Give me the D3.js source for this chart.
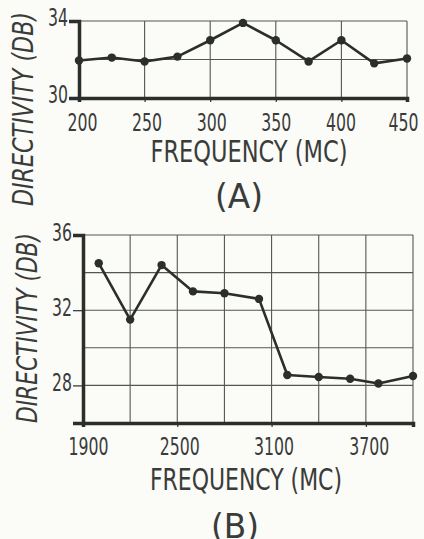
<!DOCTYPE html>
<html>
<head>
<meta charset="utf-8">
<script src="https://cdn.jsdelivr.net/npm/d3@7"></script>
<style>
  body { margin: 0; background: #fbfbf8; }
  svg { display: block; }
  text { font-family: "Liberation Sans Narrow", "DejaVu Sans Condensed", "Roboto", sans-serif; fill: #3a3c3a; }
</style>
</head>
<body>
<div id="chart"></div>
<script>
// Data
const freqA = [200, 225, 250, 275, 300, 325, 350, 375, 400, 425, 450]
const dirA = [31.95, 32.1, 31.9, 32.15, 33.0, 33.9, 33.0, 31.9, 33.0, 31.8, 32.05]
const xTicksA = [200, 250, 300, 350, 400, 450]
const yTicksA = [30, 34]

const freqB = [2000, 2200, 2400, 2600, 2800, 3020, 3200, 3400, 3600, 3780, 4000]
const dirB = [34.5, 31.5, 34.4, 33.0, 32.9, 32.6, 28.55, 28.45, 28.35, 28.1, 28.5]
const xTicksB = [1900, 2500, 3100, 3700]
const yTicksB = [28, 32, 36]

const ink = '#2b2f2b'
const digitW = 10 // width of one digit in the tick labels

const svg = d3.select('#chart')
  .append('svg')
  .attr('width', 424)
  .attr('height', 539)

svg.append('rect').attr('width', 424).attr('height', 539).attr('fill', '#fbfbf8')

function panel(cfg) {
  const x = d3.scaleLinear().domain(cfg.xDomain).range(cfg.xRange)
  const y = d3.scaleLinear().domain(cfg.yDomain).range(cfg.yRange)
  const g = svg.append('g')

  // grid
  g.append('g').selectAll('line')
    .data(cfg.xGrid)
    .join('line')
    .attr('x1', d => x(d)).attr('x2', d => x(d))
    .attr('y1', y.range()[0]).attr('y2', y.range()[1])
    .attr('stroke', '#555').attr('stroke-width', 1.1)
  g.append('g').selectAll('line')
    .data(cfg.yGrid)
    .join('line')
    .attr('y1', d => y(d)).attr('y2', d => y(d))
    .attr('x1', x.range()[0]).attr('x2', x.range()[1])
    .attr('stroke', '#555').attr('stroke-width', 1.1)

  // axes
  const xAxis = d3.axisBottom(x)
    .tickValues(cfg.xTicks)
    .tickFormat(d3.format('d'))
    .tickSize(4)
    .tickPadding(cfg.xPad)
  const xg = g.append('g')
    .attr('transform', `translate(0, ${y.range()[0]})`)
    .call(xAxis)
  xg.select('.domain').attr('stroke', ink).attr('stroke-width', 3.5)
  xg.selectAll('.tick line').attr('stroke', ink).attr('stroke-width', 1.2)
  xg.selectAll('.tick text')
    .attr('font-size', cfg.tickFont)
    .attr('dx', (d, i) => cfg.xdx[i])
    .attr('textLength', d => String(d).length * digitW)
    .attr('lengthAdjust', 'spacingAndGlyphs')
    .attr('fill', '#3a3c3a')

  const yAxis = d3.axisLeft(y)
    .tickValues(cfg.yTicks)
    .tickFormat(d3.format('d'))
    .tickSize(10)
    .tickPadding(1)
  const yg = g.append('g')
    .attr('transform', `translate(${x.range()[0]}, 0)`)
    .call(yAxis)
  yg.select('.domain').attr('stroke', ink).attr('stroke-width', 3.5)
  yg.selectAll('.tick line').attr('stroke', ink).attr('stroke-width', 1.2)
  yg.selectAll('.tick text')
    .attr('font-size', cfg.tickFont)
    .attr('dy', '0.2em')
    .attr('textLength', d => String(d).length * digitW)
    .attr('lengthAdjust', 'spacingAndGlyphs')
    .attr('fill', '#3a3c3a')

  // line
  const line = d3.line()
    .x((d, i) => x(cfg.xs[i]))
    .y(d => y(d))
  g.append('path')
    .datum(cfg.ys)
    .attr('d', line)
    .attr('fill', 'none')
    .attr('stroke', ink)
    .attr('stroke-width', 2.6)
    .attr('stroke-linejoin', 'round')

  g.append('g').selectAll('circle')
    .data(cfg.ys)
    .join('circle')
    .attr('cx', (d, i) => x(cfg.xs[i]))
    .attr('cy', d => y(d))
    .attr('r', 4.2)
    .attr('fill', ink)

  // titles
  g.append('text')
    .text('FREQUENCY (MC)')
    .attr('x', cfg.xTitle[0])
    .attr('y', cfg.xTitle[1])
    .attr('text-anchor', 'middle')
    .attr('font-size', 31)
    .attr('textLength', cfg.xTitle[2])
    .attr('lengthAdjust', 'spacingAndGlyphs')

  g.append('text')
    .text(cfg.letter)
    .attr('x', cfg.letterPos[0])
    .attr('y', cfg.letterPos[1])
    .attr('text-anchor', 'middle')
    .attr('font-size', 34)
    .attr('textLength', 48)
    .attr('lengthAdjust', 'spacingAndGlyphs')

  g.append('text')
    .text('DIRECTIVITY (DB)')
    .attr('transform', `translate(${cfg.yTitle[0]}, ${cfg.yTitle[1]}) rotate(-90)`)
    .attr('text-anchor', 'middle')
    .attr('font-size', 29)
    .attr('font-style', 'italic')
    .attr('textLength', cfg.yTitle[2])
    .attr('lengthAdjust', 'spacingAndGlyphs')
}

panel({
  xDomain: [200, 450], xRange: [79, 407],
  yDomain: [30, 34], yRange: [98, 21],
  xGrid: [250, 300, 350, 400, 450], yGrid: [32, 34],
  xTicks: xTicksA, yTicks: yTicksA,
  xs: freqA, ys: dirA,
  tickFont: 24, xPad: 12, xdx: [3, 2, 1, 0, -1, -4],
  xTitle: [249, 162, 197],
  letter: '(A)', letterPos: [239, 208],
  yTitle: [33, 109, 194]
})

panel({
  xDomain: [1900, 4000], xRange: [83, 413],
  yDomain: [26, 36], yRange: [423, 235],
  xGrid: [2200, 2500, 2800, 3100, 3400, 3700, 4000], yGrid: [28, 30, 32, 34, 36],
  xTicks: xTicksB, yTicks: yTicksB,
  xs: freqB, ys: dirB,
  tickFont: 25, xPad: 10, xdx: [5, 2, 2, 3],
  xTitle: [246, 490, 192],
  letter: '(B)', letterPos: [235, 538],
  yTitle: [37, 328, 190]
})
</script>
</body>
</html>
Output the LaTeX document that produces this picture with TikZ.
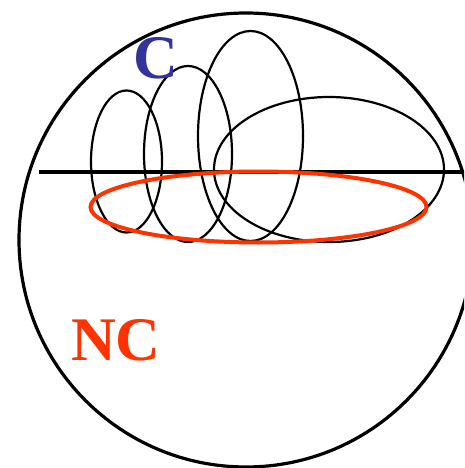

##############################

#### [What you will do]
All of the entries above should be copied exactly, except for the pictures.

#### [Written solution]
Give me the D3.js source for this chart.
<!DOCTYPE html>
<html>
<head>
<meta charset="utf-8">
<script src="https://cdn.jsdelivr.net/npm/d3@7"></script>
<style>
  body { margin: 0; background: #fbfbf8; }
  svg { display: block; }
  text { font-family: "Liberation Sans Narrow", "DejaVu Sans Condensed", "Roboto", sans-serif; fill: #3a3c3a; }
</style>
</head>
<body>
<div id="chart"></div>
<script>
// Data
const freqA = [200, 225, 250, 275, 300, 325, 350, 375, 400, 425, 450]
const dirA = [31.95, 32.1, 31.9, 32.15, 33.0, 33.9, 33.0, 31.9, 33.0, 31.8, 32.05]
const xTicksA = [200, 250, 300, 350, 400, 450]
const yTicksA = [30, 34]

const freqB = [2000, 2200, 2400, 2600, 2800, 3020, 3200, 3400, 3600, 3780, 4000]
const dirB = [34.5, 31.5, 34.4, 33.0, 32.9, 32.6, 28.55, 28.45, 28.35, 28.1, 28.5]
const xTicksB = [1900, 2500, 3100, 3700]
const yTicksB = [28, 32, 36]

const ink = '#2b2f2b'
const digitW = 10 // width of one digit in the tick labels

const svg = d3.select('#chart')
  .append('svg')
  .attr('width', 424)
  .attr('height', 539)

svg.append('rect').attr('width', 424).attr('height', 539).attr('fill', '#fbfbf8')

function panel(cfg) {
  const x = d3.scaleLinear().domain(cfg.xDomain).range(cfg.xRange)
  const y = d3.scaleLinear().domain(cfg.yDomain).range(cfg.yRange)
  const g = svg.append('g')

  // grid
  g.append('g').selectAll('line')
    .data(cfg.xGrid)
    .join('line')
    .attr('x1', d => x(d)).attr('x2', d => x(d))
    .attr('y1', y.range()[0]).attr('y2', y.range()[1])
    .attr('stroke', '#555').attr('stroke-width', 1.1)
  g.append('g').selectAll('line')
    .data(cfg.yGrid)
    .join('line')
    .attr('y1', d => y(d)).attr('y2', d => y(d))
    .attr('x1', x.range()[0]).attr('x2', x.range()[1])
    .attr('stroke', '#555').attr('stroke-width', 1.1)

  // axes
  const xAxis = d3.axisBottom(x)
    .tickValues(cfg.xTicks)
    .tickFormat(d3.format('d'))
    .tickSize(4)
    .tickPadding(cfg.xPad)
  const xg = g.append('g')
    .attr('transform', `translate(0, ${y.range()[0]})`)
    .call(xAxis)
  xg.select('.domain').attr('stroke', ink).attr('stroke-width', 3.5)
  xg.selectAll('.tick line').attr('stroke', ink).attr('stroke-width', 1.2)
  xg.selectAll('.tick text')
    .attr('font-size', cfg.tickFont)
    .attr('dx', (d, i) => cfg.xdx[i])
    .attr('textLength', d => String(d).length * digitW)
    .attr('lengthAdjust', 'spacingAndGlyphs')
    .attr('fill', '#3a3c3a')

  const yAxis = d3.axisLeft(y)
    .tickValues(cfg.yTicks)
    .tickFormat(d3.format('d'))
    .tickSize(10)
    .tickPadding(1)
  const yg = g.append('g')
    .attr('transform', `translate(${x.range()[0]}, 0)`)
    .call(yAxis)
  yg.select('.domain').attr('stroke', ink).attr('stroke-width', 3.5)
  yg.selectAll('.tick line').attr('stroke', ink).attr('stroke-width', 1.2)
  yg.selectAll('.tick text')
    .attr('font-size', cfg.tickFont)
    .attr('dy', '0.2em')
    .attr('textLength', d => String(d).length * digitW)
    .attr('lengthAdjust', 'spacingAndGlyphs')
    .attr('fill', '#3a3c3a')

  // line
  const line = d3.line()
    .x((d, i) => x(cfg.xs[i]))
    .y(d => y(d))
  g.append('path')
    .datum(cfg.ys)
    .attr('d', line)
    .attr('fill', 'none')
    .attr('stroke', ink)
    .attr('stroke-width', 2.6)
    .attr('stroke-linejoin', 'round')

  g.append('g').selectAll('circle')
    .data(cfg.ys)
    .join('circle')
    .attr('cx', (d, i) => x(cfg.xs[i]))
    .attr('cy', d => y(d))
    .attr('r', 4.2)
    .attr('fill', ink)

  // titles
  g.append('text')
    .text('FREQUENCY (MC)')
    .attr('x', cfg.xTitle[0])
    .attr('y', cfg.xTitle[1])
    .attr('text-anchor', 'middle')
    .attr('font-size', 31)
    .attr('textLength', cfg.xTitle[2])
    .attr('lengthAdjust', 'spacingAndGlyphs')

  g.append('text')
    .text(cfg.letter)
    .attr('x', cfg.letterPos[0])
    .attr('y', cfg.letterPos[1])
    .attr('text-anchor', 'middle')
    .attr('font-size', 34)
    .attr('textLength', 48)
    .attr('lengthAdjust', 'spacingAndGlyphs')

  g.append('text')
    .text('DIRECTIVITY (DB)')
    .attr('transform', `translate(${cfg.yTitle[0]}, ${cfg.yTitle[1]}) rotate(-90)`)
    .attr('text-anchor', 'middle')
    .attr('font-size', 29)
    .attr('font-style', 'italic')
    .attr('textLength', cfg.yTitle[2])
    .attr('lengthAdjust', 'spacingAndGlyphs')
}

panel({
  xDomain: [200, 450], xRange: [79, 407],
  yDomain: [30, 34], yRange: [98, 21],
  xGrid: [250, 300, 350, 400, 450], yGrid: [32, 34],
  xTicks: xTicksA, yTicks: yTicksA,
  xs: freqA, ys: dirA,
  tickFont: 24, xPad: 12, xdx: [3, 2, 1, 0, -1, -4],
  xTitle: [249, 162, 197],
  letter: '(A)', letterPos: [239, 208],
  yTitle: [33, 109, 194]
})

panel({
  xDomain: [1900, 4000], xRange: [83, 413],
  yDomain: [26, 36], yRange: [423, 235],
  xGrid: [2200, 2500, 2800, 3100, 3400, 3700, 4000], yGrid: [28, 30, 32, 34, 36],
  xTicks: xTicksB, yTicks: yTicksB,
  xs: freqB, ys: dirB,
  tickFont: 25, xPad: 10, xdx: [5, 2, 2, 3],
  xTitle: [246, 490, 192],
  letter: '(B)', letterPos: [235, 538],
  yTitle: [37, 328, 190]
})
</script>
</body>
</html>
Output the LaTeX document that produces this picture with TikZ.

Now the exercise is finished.